Ces arrestations surviennent quatre ans après le Moratorium of placement of Indonesian migrant workers for individual employers, une mesure de l’Etat indonésien interdisant à ses ressortissants de travailler en tant que domestique dans 21 pays de la région MENA, dont le Maroc. Adoptée en 2015, celle-ci avait pour but de protéger les femmes indonésiennes des abus auxquels elles étaient souvent exposées et faisait par ailleurs suite à l’exécution de deux domestiques condamnées pour homicide en Arabie Saoudite. Des associations pour les droits humains avaient notamment exprimé leurs doutes quant à la condamnation des jeunes femmes et avaient demandé à ce qu’elles soient libérées.

Hors-la-loi

Contactée par TelQuel, Erna Sugih Priatin, chargée des affaires consulaires au sein de l’ambassade d’Indonésie au Maroc, affirme que dans le cas du Maroc, les travailleurs domestiques rapatriés ont transité par la Malaisie et Singapour.
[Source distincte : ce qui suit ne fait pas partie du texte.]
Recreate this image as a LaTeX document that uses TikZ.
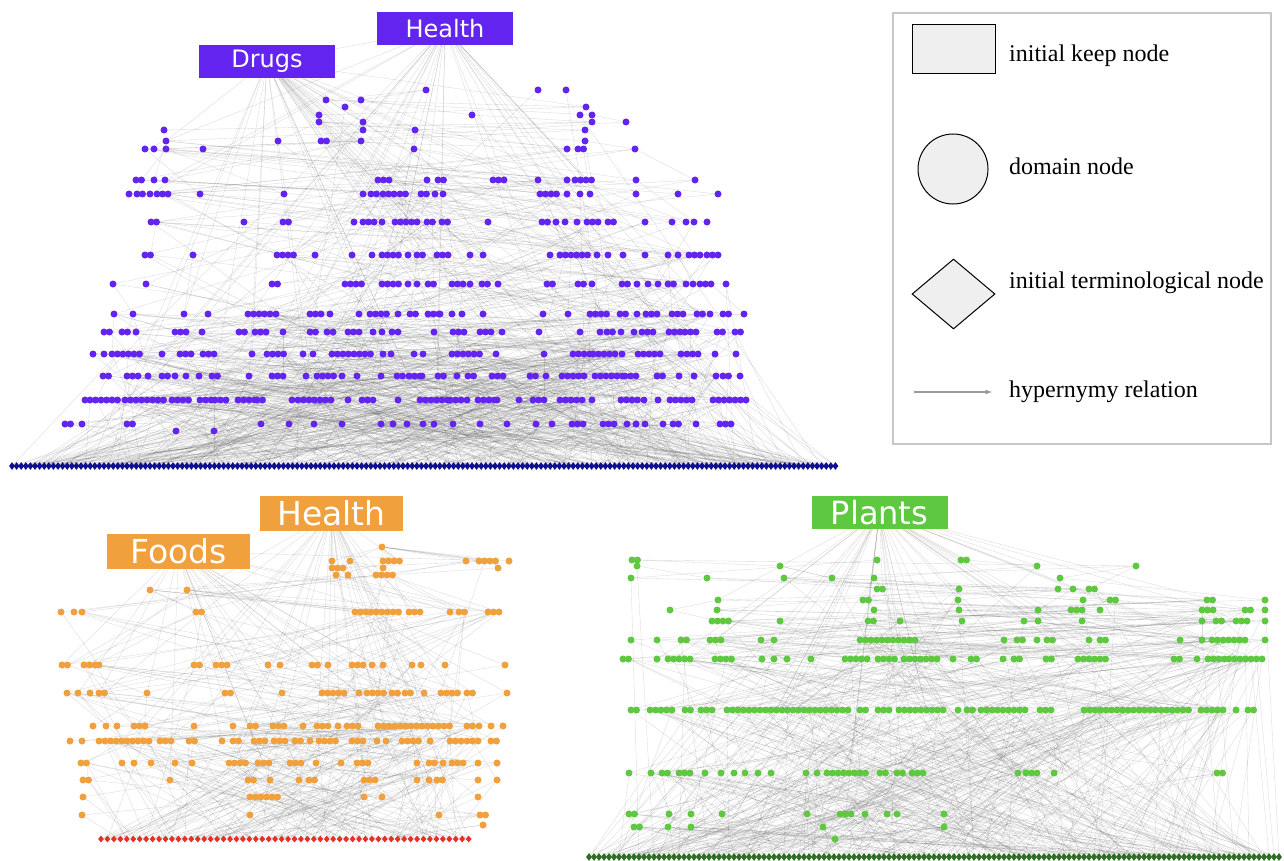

Elle insiste également sur le fait que depuis l’adoption du moratoire par l’Indonésie en 2015, “envoyer ou recevoir des travailleurs domestiques indonésiens est illégal et considéré potentiellement comme un acte de trafic d’êtres humains”. Notre source explique par ailleurs que l’ambassade a recensé des travailleurs domestiques indonésiens installés au Maroc depuis 2007, mais signale que la quasi-totalité d’entre eux n’est pas signalée par leurs employeurs à l’ambassade. Nous ne connaissons pas leur nombre, à l’exception de ceux qui ont signalé des problèmes comme l’absence de rémunération, la maltraitance ou encore la confiscation des documents d’identité par l’employeur” poursuit la chargée des affaires consulaires au sein de l’ambassade d’Indonésie au Maroc.

D’après elle, l’ambassade fournit de l’assistance consulaire à ces personnes lorsqu’elle est au courant de leurs cas, mais elle s’occupe aussi de leur rapatriement qui est “effectué en temps utile lorsque toutes les mesures nécessaires ont été prises”. Erna Sugih Priatin rappelle que d’après la loi 19-12 sur le travail domestique entrée en vigueur le 2 octobre dernier, les employés de maison devraient être “protégés par des contrats de travail”. Problème : “tous les employeurs avec lesquels l’ambassade a pu entrer en contact ne possèdent pas un contrat écrit homologué avec leurs travailleurs domestiques”.

Par conséquent, vu que “les citoyens indonésiens bénéficient de 90 jours de visa gratuit pour entrer au Maroc indépendamment de la raison de leur visite”, dans la plupart des cas ils restent au Maroc sans visa de travail ni permis de séjour. Contacté par TelQuel, le ministère du Travail n’a toujours pas répondu à nos sollicitations.